The records
---*---

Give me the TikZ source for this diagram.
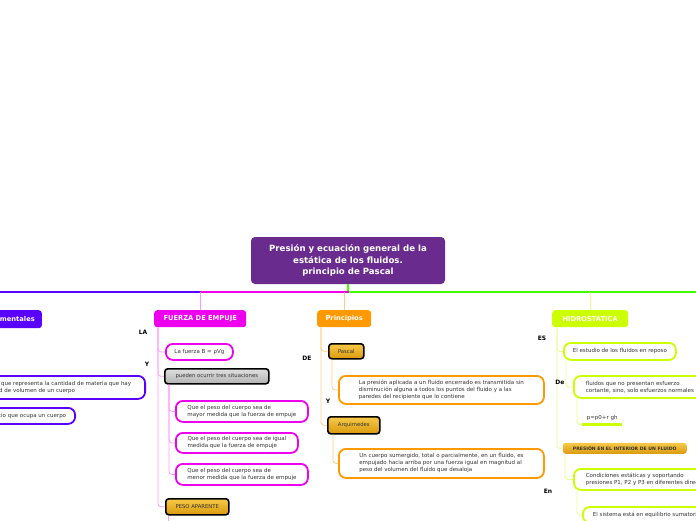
\documentclass[tikz,border=0pt]{standalone}
\usepackage{fontspec}
\setmainfont{DejaVu Sans}
\usetikzlibrary{positioning}
\definecolor{rootpurple}{HTML}{6A2B8E}
\definecolor{fundblue}{HTML}{5A00FF}
\definecolor{empmag}{HTML}{EE00EE}
\definecolor{empmagpale}{HTML}{FF99FF}
\definecolor{prinorange}{HTML}{FF9900}
\definecolor{prinpale}{HTML}{FFCC88}
\definecolor{hidrogreen}{HTML}{CCFF00}
\definecolor{hidropale}{HTML}{E5FF88}
\definecolor{linegreen}{HTML}{44FF00}
\definecolor{goldtop}{HTML}{F7C948}
\definecolor{goldbot}{HTML}{D99A0E}
\definecolor{inktext}{HTML}{333333}
\tikzset{root/.style={rectangle, rounded corners=4pt, fill=rootpurple, text=white,
font=\bfseries\fontsize{8.6}{11.5}\selectfont, align=center, inner sep=0pt},
topic/.style={rectangle, rounded corners=3pt, text=white,
font=\bfseries\fontsize{6.7}{8}\selectfont, inner sep=0pt, anchor=north west},
idea/.style={rectangle, rounded corners=7pt, draw, line width=1.8pt, fill=white,
text=inktext, font=\fontsize{5.5}{7}\selectfont, align=left, inner sep=0pt, anchor=north west},
tag/.style={rectangle, rounded corners=3pt, draw=black, line width=1.6pt,
top color=goldtop, bottom color=goldbot, text=inktext,
font=\fontsize{5.3}{6}\selectfont, inner sep=0pt, anchor=north west},
link/.style={font=\bfseries\fontsize{6}{7}\selectfont, text=black, inner sep=0pt},
spine/.style={line width=0.8pt, rounded corners=3pt},
rail/.style={line width=1.3pt}}
\begin{document}
\begin{tikzpicture}[x=1pt,y=-1pt]
    \useasboundingbox (0,0) rectangle (696,520);
    \clip (0,0) rectangle (696,520);

    % Central topic and the rail under it
    \node[root, minimum width=194pt, minimum height=47pt] (root) at (348,260.5)
        {Presión y ecuación general de la\\estática de los fluidos.\\principio de Pascal};
    \coordinate (hub) at (349,292);
    \coordinate (westEnd) at (-5,292);
    \coordinate (eastEnd) at (701,292);

    % Left branch (cut by the frame)
    \node[topic, anchor=north east, fill=fundblue, minimum height=18pt, inner xsep=7pt] (fund) at (42,310) {Conceptos fundamentales};
    \node[idea, anchor=north east, draw=fundblue, minimum height=23pt, inner xsep=14pt] (densidad) at (146,375)
        {magnitud que representa la cantidad de materia que hay\\por unidad de volumen de un cuerpo};
    \node[idea, anchor=north east, draw=fundblue, minimum height=16pt, inner xsep=9pt] (volumen) at (76,407) {el espacio que ocupa un cuerpo};

    % Fuerza de empuje
    \node[topic, fill=empmag, minimum width=92pt, minimum height=17pt] (fuerza) at (154,310) {FUERZA DE EMPUJE};
    \node[idea, draw=empmag, minimum width=67pt, minimum height=16pt] (laB) at (165,343) {La fuerza B = ρVg};
    \node[tag, top color=gray!25, bottom color=gray!60, minimum width=104pt, minimum height=15pt] (tres) at (164,368) {pueden ocurrir tres situaciones};
    \node[idea, draw=empmag, minimum width=132pt, minimum height=21pt] (mayor) at (175,400)
        {Que el peso del cuerpo sea de\\mayor medida que la fuerza de empuje};
    \node[idea, draw=empmag, minimum width=122pt, minimum height=20pt] (igual) at (175,432)
        {Que el peso del cuerpo sea de igual\\medida que la fuerza de empuje};
    \node[idea, draw=empmag, minimum width=132pt, minimum height=21pt] (menor) at (175,463)
        {Que el peso del cuerpo sea de\\menor medida que la fuerza de empuje};
    \node[tag, minimum width=63pt, minimum height=16pt] (peso) at (165,498) {PESO APARENTE};
    \coordinate (pesoEnd) at (168,530);

    % Principios
    \node[topic, fill=prinorange, minimum width=54pt, minimum height=17pt] (principios) at (317,310) {Principios};
    \node[tag, minimum width=35pt, minimum height=15pt] (pascal) at (328,343) {Pascal};
    \node[idea, draw=prinorange, minimum width=205pt, minimum height=28pt] (pascalTxt) at (338,375)
        {La presión aplicada a un fluido encerrado es transmitida sin\\disminución alguna a todos los puntos del fluido y a las\\paredes del recipiente que lo contiene};
    \node[tag, minimum width=52pt, minimum height=17pt] (arquimedes) at (327,416) {Arquimedes};
    \node[idea, draw=prinorange, minimum width=205pt, minimum height=29pt] (arqTxt) at (338,448)
        {Un cuerpo sumergido, total o parcialmente, en un fluido, es\\empujado hacia arriba por una fuerza igual en magnitud al\\peso del volumen del fluido que desaloja};

    % Hidrostatica
    \node[topic, fill=hidrogreen, minimum width=76pt, minimum height=17pt] (hidro) at (552,310) {HIDROSTÁTICA};
    \node[idea, draw=hidrogreen, minimum width=112pt, minimum height=17pt] (estudio) at (563,342) {El estudio de los fluidos en reposo};
    \node[idea, draw=hidrogreen, minimum height=22pt, inner xsep=12pt] (fluidos) at (573,375)
        {fluidos que no presentan esfuerzo\\cortante, sino, solo esfuerzos normales};
    \node[anchor=north west, text=inktext, font=\fontsize{5.5}{6}\selectfont, minimum width=40pt, minimum height=12pt, inner sep=0pt] (formula) at (582,412) {p=p0+r gh};
    \draw[line width=2.5pt, hidrogreen] (formula.south west) -- (formula.south east);
    \node[tag, draw=none, minimum width=124pt, minimum height=11pt, font=\bfseries\fontsize{4.6}{5}\selectfont] (presion) at (562,442) {PRESIÓN EN EL INTERIOR DE UN FLUIDO};
    \node[idea, draw=hidrogreen, minimum height=21pt, inner xsep=12pt] (cond) at (573,468)
        {Condiciones estáticas y soportando\\presiones P1, P2 y P3 en diferentes direcciones};
    \node[idea, draw=hidrogreen, minimum height=16pt, inner xsep=10pt] (sistema) at (582,506) {El sistema está en equilibrio sumatoria de fuerzas};

    % Rail
    \draw[rail, linegreen] (root.south) -- (root.south |- hub) -- (eastEnd);
    \draw[rail, empmag] (hub) -- (fuerza.north |- hub);
    \draw[rail, fundblue] (fuerza.north |- hub) -- (westEnd);
    \draw[rail, empmagpale] (fuerza.north |- hub) -- (fuerza.north);
    \draw[rail, prinpale] (principios.north |- hub) -- (principios.north);
    \draw[rail, hidropale] (hidro.north |- hub) -- (hidro.north);

    % Spines
    \draw[spine, empmagpale] ([xshift=4pt]fuerza.south west) |- (laB.west);
    \draw[spine, empmagpale] ([xshift=4pt]fuerza.south west) |- (tres.west);
    \draw[spine, empmagpale] ([xshift=4pt]fuerza.south west) |- (peso.west);
    \draw[spine, empmagpale] ([xshift=5pt]tres.south west) |- (mayor.west);
    \draw[spine, empmagpale] ([xshift=5pt]tres.south west) |- (igual.west);
    \draw[spine, empmagpale] ([xshift=5pt]tres.south west) |- (menor.west);
    \draw[spine, empmagpale] (peso.south west -| pesoEnd) -- (pesoEnd);

    \draw[spine, prinpale] ([xshift=4pt]principios.south west) |- (pascal.west);
    \draw[spine, prinpale] ([xshift=4pt]principios.south west) |- (arquimedes.west);
    \draw[spine, prinpale] ([xshift=4pt]pascal.south west) |- (pascalTxt.west);
    \draw[spine, prinpale] ([xshift=6pt]arquimedes.south west) |- (arqTxt.west);

    \draw[spine, hidropale] ([xshift=5pt]hidro.south west) |- (estudio.west);
    \draw[spine, hidropale] ([xshift=5pt]hidro.south west) |- (presion.west);
    \draw[spine, hidropale] ([xshift=3pt]estudio.south west) |- (fluidos.west);
    \draw[spine, hidropale] ([xshift=4pt]fluidos.south west) |- (formula.south west);
    \draw[spine, hidropale] ([xshift=3pt]presion.south west) |- (cond.west);
    \draw[spine, hidropale] ([xshift=4pt]cond.south west) |- (sistema.west);

    % Link words
    \node[link] (la) at (143,332) {LA};
    \node[link] (y1) at (147,364) {Y};
    \node[link] (de) at (307,358) {DE};
    \node[link] (y2) at (328,401) {Y};
    \node[link] (es) at (542,338) {ES};
    \node[link] (de2) at (560,382) {De};
    \node[link] (en) at (548,491) {En};
\end{tikzpicture}
\end{document}
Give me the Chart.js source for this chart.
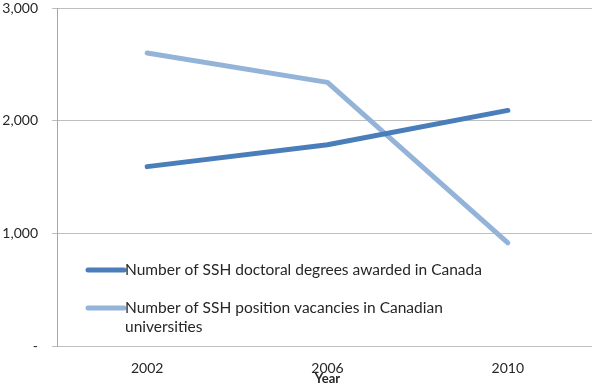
<!DOCTYPE html>
<html>
<head>
<meta charset="utf-8">
<script src="https://cdn.jsdelivr.net/npm/chart.js@4.4.0/dist/chart.umd.min.js"></script>
<style>
  html, body { margin: 0; padding: 0; background: #fff; overflow: hidden; }
  #wrap { width: 592px; height: 387px; overflow: hidden; }
</style>
</head>
<body>
<div id="wrap"><canvas id="sshChart" width="598" height="387"></canvas></div>
<script>
// data
const years = ['2002', '2006', '2010'];
const doctoralDegrees = [1592, 1786, 2091];
const positionVacancies = [2601, 2340, 916];
const yTicks = [0, 1000, 2000, 3000];

const seriesNames = [
    'Number of SSH doctoral degrees awarded in Canada',
    'Number of SSH position vacancies in Canadian universities'
];

const FONT = 'Lato, "Open Sans", sans-serif';

// legend drawn inside the plot, lower left, with wrapping
const insideLegend = {
    id: 'insideLegend',
    afterDraw(chart) {
        const ctx = chart.ctx;
        const x0 = 88, swatchEnd = 124, maxW = 362;
        let y = 270;
        ctx.save();
        ctx.font = '15.5px ' + FONT;
        ctx.textBaseline = 'middle';
        chart.data.datasets.forEach((ds) => {
            ctx.strokeStyle = ds.borderColor;
            ctx.lineWidth = 5;
            ctx.lineCap = 'round';
            ctx.beginPath();
            ctx.moveTo(x0, y);
            ctx.lineTo(swatchEnd, y);
            ctx.stroke();
            // wrap words
            const words = ds.label.split(' ');
            let line = '', lines = [];
            words.forEach((w) => {
                const test = line ? line + ' ' + w : w;
                if (ctx.measureText(test).width > maxW && line) {
                    lines.push(line);
                    line = w;
                } else {
                    line = test;
                }
            });
            lines.push(line);
            ctx.fillStyle = '#262626';
            lines.forEach((l, i) => ctx.fillText(l, swatchEnd + 1, y + i * 19));
            y += 38;
        });
        ctx.restore();
    }
};

const ctx = document.getElementById('sshChart').getContext('2d');

new Chart(ctx, {
    type: 'line',
    data: {
        labels: years,
        datasets: [
            {
                label: seriesNames[0],
                data: doctoralDegrees,
                borderColor: '#4a7ebb',
                backgroundColor: '#4a7ebb',
                borderWidth: 5,
                borderCapStyle: 'round',
                borderJoinStyle: 'round',
                pointRadius: 0,
                tension: 0,
                fill: false
            },
            {
                label: seriesNames[1],
                data: positionVacancies,
                borderColor: '#93b3d9',
                backgroundColor: '#93b3d9',
                borderWidth: 5,
                borderCapStyle: 'round',
                borderJoinStyle: 'round',
                pointRadius: 0,
                tension: 0,
                fill: false
            }
        ]
    },
    options: {
        responsive: false,
        animation: false,
        devicePixelRatio: 1,
        layout: { padding: { top: 8, right: 0, left: 0, bottom: 0 } },
        plugins: {
            legend: { display: false },
            tooltip: { enabled: false }
        },
        scales: {
            x: {
                offset: true,
                grid: {
                    display: true,
                    drawOnChartArea: false,
                    drawTicks: false,
                    color: '#bfbfbf'
                },
                border: { color: '#bfbfbf', width: 1 },
                ticks: {
                    color: '#262626',
                    padding: 14,
                    maxRotation: 0,
                    font: { size: 14, family: FONT }
                },
                title: {
                    display: true,
                    text: 'Year',
                    color: '#262626',
                    padding: { top: -3, bottom: 0 },
                    font: { size: 13, weight: 'bold', family: FONT }
                },
                afterFit(scale) {
                    scale.height = 41;
                    scale.paddingLeft = 0;
                    scale.paddingRight = 0;
                }
            },
            y: {
                min: 0,
                max: 3000,
                afterBuildTicks(scale) {
                    scale.ticks = yTicks.map((v) => ({ value: v }));
                },
                grid: {
                    color: '#bfbfbf',
                    tickLength: 5,
                    drawTicks: true
                },
                border: { color: '#a6a6a6', width: 1 },
                ticks: {
                    color: '#262626',
                    padding: 14,
                    font: { size: 14, family: FONT },
                    callback: function (value) {
                        return value === 0 ? '-' : value.toLocaleString('en-US');
                    }
                },
                afterFit(scale) {
                    scale.width = 57;
                    scale.paddingTop = 0;
                    scale.paddingBottom = 0;
                }
            }
        }
    },
    plugins: [insideLegend]
});
</script>
</body>
</html>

---*---

Work instructions
Restate word for word the lines that begin at the one with "Give me the Chart.js source for this chart." and end at the one with "const yTicks = [0, 1000, 2000, 3000];", including both, and leave every picture aside.

Reply to the task
Give me the Chart.js source for this chart.
<!DOCTYPE html>
<html>
<head>
<meta charset="utf-8">
<script src="https://cdn.jsdelivr.net/npm/chart.js@4.4.0/dist/chart.umd.min.js"></script>
<style>
  html, body { margin: 0; padding: 0; background: #fff; overflow: hidden; }
  #wrap { width: 592px; height: 387px; overflow: hidden; }
</style>
</head>
<body>
<div id="wrap"><canvas id="sshChart" width="598" height="387"></canvas></div>
<script>
// data
const years = ['2002', '2006', '2010'];
const doctoralDegrees = [1592, 1786, 2091];
const positionVacancies = [2601, 2340, 916];
const yTicks = [0, 1000, 2000, 3000];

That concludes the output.